Los hechos decisivos que llevaron al establecimiento de su idea de estado pueden rastrearse a lo largo de 44 años de pretextos y excusas. Algunos de ellos aún perviven arrinconados entre el polvo y el olvido, como esas huellas que guían la curiosidad de los arqueólogos políticos; otros aún están frescos y relucientes, tales como la ley del boicot, la ley de la Nakba o la ley de lealtad, y pronto se convertirán en hábito y norma de conducta, como si a priori no existiera otra vida posible. La democracia será entonces sólo un "dolor pasajero".

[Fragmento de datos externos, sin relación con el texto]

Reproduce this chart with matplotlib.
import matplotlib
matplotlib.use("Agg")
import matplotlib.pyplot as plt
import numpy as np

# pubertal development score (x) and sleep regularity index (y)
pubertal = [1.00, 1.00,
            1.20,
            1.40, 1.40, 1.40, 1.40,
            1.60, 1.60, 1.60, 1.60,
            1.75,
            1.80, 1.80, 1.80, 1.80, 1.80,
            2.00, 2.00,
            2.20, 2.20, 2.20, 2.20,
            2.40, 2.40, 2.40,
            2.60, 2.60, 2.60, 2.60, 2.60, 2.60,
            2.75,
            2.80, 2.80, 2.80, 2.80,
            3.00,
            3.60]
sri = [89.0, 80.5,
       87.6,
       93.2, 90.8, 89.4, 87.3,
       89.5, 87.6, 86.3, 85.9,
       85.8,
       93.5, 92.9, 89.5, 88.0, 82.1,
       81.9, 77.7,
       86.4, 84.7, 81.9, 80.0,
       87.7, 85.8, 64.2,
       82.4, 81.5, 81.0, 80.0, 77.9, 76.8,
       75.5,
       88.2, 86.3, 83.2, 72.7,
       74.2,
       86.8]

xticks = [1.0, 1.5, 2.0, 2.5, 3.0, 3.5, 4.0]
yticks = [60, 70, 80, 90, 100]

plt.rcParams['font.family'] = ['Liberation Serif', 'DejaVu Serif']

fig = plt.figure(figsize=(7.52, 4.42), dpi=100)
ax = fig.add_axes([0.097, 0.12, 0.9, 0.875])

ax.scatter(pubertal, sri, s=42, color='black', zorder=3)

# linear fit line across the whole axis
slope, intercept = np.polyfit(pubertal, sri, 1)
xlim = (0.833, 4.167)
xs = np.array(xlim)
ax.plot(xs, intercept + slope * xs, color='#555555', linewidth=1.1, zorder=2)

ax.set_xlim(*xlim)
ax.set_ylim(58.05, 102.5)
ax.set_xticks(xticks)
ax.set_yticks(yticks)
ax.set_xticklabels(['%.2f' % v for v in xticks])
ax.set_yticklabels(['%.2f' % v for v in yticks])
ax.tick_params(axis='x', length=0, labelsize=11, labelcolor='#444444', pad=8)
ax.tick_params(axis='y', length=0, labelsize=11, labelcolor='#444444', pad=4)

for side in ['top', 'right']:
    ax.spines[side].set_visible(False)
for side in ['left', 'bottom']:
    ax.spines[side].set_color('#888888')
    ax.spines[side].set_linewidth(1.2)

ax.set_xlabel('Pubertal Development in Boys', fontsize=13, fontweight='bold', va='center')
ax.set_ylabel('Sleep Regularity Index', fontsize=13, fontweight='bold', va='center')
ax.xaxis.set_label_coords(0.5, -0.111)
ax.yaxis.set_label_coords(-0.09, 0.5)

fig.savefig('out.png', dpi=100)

La misión de los asentamientos supo camuflarse diestramente. "Sólo algunas horas más de oración en la Cueva de los Patriarcas", nos decían. "Sólo déjenos limpiar el sitio de la sinagoga en Hebrón; sólo un pequeño y acogedor barrio en Kiryat Arba; sólo un leve aumento en la población que incluya el crecimiento natural; sólo una carretera privada de acceso". Y tal como en un ejercicio militar, el “enemigo” - gobiernos, parlamentarios de centro-izquierda, movimientos de paz - terminó comprando todos esos cuentos como si se trataran del verdadero plan.

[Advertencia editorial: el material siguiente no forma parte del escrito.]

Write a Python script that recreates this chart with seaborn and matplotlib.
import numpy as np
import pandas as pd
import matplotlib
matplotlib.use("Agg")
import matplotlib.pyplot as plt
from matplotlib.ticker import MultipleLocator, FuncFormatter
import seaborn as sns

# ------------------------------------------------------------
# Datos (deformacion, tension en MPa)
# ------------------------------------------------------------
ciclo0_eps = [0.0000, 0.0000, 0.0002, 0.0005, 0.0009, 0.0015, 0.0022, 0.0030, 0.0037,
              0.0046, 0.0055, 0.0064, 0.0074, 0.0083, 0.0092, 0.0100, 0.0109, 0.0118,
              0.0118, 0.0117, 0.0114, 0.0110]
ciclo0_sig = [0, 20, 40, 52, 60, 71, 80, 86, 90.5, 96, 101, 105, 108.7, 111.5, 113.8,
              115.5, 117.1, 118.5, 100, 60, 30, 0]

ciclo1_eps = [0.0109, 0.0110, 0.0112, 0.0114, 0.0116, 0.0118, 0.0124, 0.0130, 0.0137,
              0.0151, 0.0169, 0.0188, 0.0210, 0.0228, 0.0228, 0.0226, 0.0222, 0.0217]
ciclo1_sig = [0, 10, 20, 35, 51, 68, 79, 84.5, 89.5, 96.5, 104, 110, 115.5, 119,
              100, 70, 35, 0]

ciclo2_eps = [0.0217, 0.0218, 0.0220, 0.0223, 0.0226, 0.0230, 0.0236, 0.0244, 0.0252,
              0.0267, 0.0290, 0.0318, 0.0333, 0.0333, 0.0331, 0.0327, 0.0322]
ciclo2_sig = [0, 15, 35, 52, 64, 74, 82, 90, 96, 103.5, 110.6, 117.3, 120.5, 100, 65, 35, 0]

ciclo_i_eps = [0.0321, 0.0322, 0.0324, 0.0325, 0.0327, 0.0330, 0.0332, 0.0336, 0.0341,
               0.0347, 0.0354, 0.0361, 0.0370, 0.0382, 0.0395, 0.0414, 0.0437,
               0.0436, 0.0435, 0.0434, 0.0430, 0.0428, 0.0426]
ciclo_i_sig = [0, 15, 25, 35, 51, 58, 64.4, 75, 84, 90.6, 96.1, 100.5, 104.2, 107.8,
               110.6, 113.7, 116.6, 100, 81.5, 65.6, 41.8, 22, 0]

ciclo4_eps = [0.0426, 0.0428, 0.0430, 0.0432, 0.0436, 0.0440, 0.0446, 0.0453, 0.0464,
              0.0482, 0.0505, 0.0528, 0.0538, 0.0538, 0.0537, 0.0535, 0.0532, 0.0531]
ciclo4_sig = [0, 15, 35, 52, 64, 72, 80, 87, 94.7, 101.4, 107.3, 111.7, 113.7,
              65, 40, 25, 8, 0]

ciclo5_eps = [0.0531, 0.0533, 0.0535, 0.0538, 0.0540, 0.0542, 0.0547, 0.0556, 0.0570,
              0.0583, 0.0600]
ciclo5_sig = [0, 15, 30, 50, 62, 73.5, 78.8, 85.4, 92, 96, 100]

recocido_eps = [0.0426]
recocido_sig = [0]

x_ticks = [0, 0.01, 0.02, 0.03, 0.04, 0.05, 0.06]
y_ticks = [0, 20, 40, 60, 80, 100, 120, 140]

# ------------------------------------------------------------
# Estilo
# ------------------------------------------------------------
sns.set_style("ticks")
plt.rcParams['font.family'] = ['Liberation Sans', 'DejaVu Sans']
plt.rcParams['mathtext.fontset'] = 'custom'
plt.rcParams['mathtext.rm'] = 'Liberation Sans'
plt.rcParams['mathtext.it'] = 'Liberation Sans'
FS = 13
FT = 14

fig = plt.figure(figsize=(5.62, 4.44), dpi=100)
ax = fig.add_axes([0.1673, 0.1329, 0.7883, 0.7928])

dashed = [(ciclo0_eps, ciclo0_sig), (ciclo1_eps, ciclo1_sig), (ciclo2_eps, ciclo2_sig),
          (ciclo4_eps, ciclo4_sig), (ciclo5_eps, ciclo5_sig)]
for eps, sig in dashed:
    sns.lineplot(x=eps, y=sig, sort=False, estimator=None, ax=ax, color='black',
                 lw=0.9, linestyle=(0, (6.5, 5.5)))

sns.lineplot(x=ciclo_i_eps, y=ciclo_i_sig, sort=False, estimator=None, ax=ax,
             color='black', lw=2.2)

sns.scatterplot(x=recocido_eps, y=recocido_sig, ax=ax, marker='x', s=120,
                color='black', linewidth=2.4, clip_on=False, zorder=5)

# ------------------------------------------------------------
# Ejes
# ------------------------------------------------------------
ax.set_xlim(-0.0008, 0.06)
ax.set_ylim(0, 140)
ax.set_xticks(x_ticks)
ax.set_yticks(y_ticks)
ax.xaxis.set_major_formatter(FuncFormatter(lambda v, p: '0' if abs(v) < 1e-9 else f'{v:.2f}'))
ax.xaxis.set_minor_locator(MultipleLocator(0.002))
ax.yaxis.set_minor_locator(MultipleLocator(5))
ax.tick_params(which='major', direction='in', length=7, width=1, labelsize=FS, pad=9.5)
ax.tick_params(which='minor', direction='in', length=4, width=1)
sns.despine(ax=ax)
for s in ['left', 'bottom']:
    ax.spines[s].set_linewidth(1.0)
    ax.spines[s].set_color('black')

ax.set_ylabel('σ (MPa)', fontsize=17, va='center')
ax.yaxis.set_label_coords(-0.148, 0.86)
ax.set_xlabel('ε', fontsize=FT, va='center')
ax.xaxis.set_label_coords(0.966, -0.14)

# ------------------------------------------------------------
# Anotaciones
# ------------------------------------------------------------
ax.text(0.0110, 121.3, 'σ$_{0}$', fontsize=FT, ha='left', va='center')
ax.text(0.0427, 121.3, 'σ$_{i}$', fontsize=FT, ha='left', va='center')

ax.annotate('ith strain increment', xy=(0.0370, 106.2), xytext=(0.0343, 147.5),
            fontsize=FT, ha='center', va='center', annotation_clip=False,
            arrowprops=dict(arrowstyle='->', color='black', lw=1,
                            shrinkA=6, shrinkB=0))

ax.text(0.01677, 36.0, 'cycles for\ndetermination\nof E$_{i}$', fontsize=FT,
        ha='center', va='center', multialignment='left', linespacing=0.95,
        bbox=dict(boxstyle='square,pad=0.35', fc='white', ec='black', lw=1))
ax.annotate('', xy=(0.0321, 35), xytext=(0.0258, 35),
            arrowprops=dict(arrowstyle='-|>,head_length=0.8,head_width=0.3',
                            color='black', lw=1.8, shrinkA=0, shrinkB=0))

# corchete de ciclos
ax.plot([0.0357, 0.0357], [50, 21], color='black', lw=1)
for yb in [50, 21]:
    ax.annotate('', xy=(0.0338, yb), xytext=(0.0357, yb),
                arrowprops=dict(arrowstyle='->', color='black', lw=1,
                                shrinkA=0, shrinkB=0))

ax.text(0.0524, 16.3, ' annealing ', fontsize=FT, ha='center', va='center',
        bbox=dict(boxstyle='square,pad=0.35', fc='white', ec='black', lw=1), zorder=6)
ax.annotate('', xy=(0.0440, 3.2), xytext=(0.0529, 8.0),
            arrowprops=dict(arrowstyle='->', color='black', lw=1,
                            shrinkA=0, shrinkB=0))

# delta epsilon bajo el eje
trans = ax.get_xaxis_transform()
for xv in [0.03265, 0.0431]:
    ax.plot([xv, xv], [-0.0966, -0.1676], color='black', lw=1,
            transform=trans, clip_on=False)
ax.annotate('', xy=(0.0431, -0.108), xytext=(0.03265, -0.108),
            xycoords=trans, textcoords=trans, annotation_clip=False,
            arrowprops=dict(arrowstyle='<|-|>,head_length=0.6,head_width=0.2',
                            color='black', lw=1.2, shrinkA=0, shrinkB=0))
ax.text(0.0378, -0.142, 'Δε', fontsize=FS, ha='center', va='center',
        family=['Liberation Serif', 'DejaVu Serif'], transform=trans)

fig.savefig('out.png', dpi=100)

En apariencia, lo único que le interesaba a su dirigencia era “solamente” aumentar su número y el tamaño del área destinada a ellos. Así fue como se las arreglaron para convencer a sus oponentes, haciéndolos cautivos de esa creencia, de que la disputa era trivial y que la discusión giraba sólo en torno a la cantidad de viviendas. Porque mientras el eje del asunto fuera la construcción, nadie prestaría atención a la verdadera ocupación que estaban planeando: la conquista total del Estado de Israel.
Ahora ya no les importa quitarse el disfraz. Una casa más o menos en Ofrá, Elón Moré o Kfar Tapuaj ya no son importantes. De cualquier forma se van a construir. Lo que interesa actualmente es hacer de esa diáspora israelí la patria toda; liberar la nación de los arrogantes intrusos que aún permanecemos en ella. La Madre Patria debe convertirse en un estado satélite.
Hace muchos años atrás podíamos imaginar la respuesta de la gran mayoría de los israelíes si la diáspora judía hubiese pretendido decirle al gobierno israelí cómo actuar, qué política seguir y cuáles valores adoptar. Pero los judíos del mundo no se atrevían a inmiscuirse en tales asuntos. En cambio, sentían orgullo de los héroes encargados de la defensa del único refugio netamente judío.
Desgraciadamente, los valores de ese estado ya no se corresponden con los de aquel judaísmo; el sueño de sus pioneros dejó de ser su sueño. De modo que la vieja diáspora judía dio paso a otra nueva: militar y despótica, la que dicta desde no muy lejos, apenas unos pocos kilómetros, pero desde el fondo del abismo, el nuevo orden de prioridades del Estado de Israel.
Esos son los valores que se importan a Israel desde los territorios; los que reciben el amparo de las nuevas leyes. Porque en los asentamientos no hay necesidad de ley de boicot, ni de ley de la Nakba, ni siquiera de una Corte Suprema. Tampoco la ley de fidelidad tiene allí relevancia. Somos nosotros, los ciudadanos de Israel, quienes estamos obligados a jurar lealtad a sus habitantes y no al revés.
Israel está haciendo realidad el verdadero sueño de los asentamientos: ¡Patria o Muerte! Y, si es necesario, suicidarse también por su causa.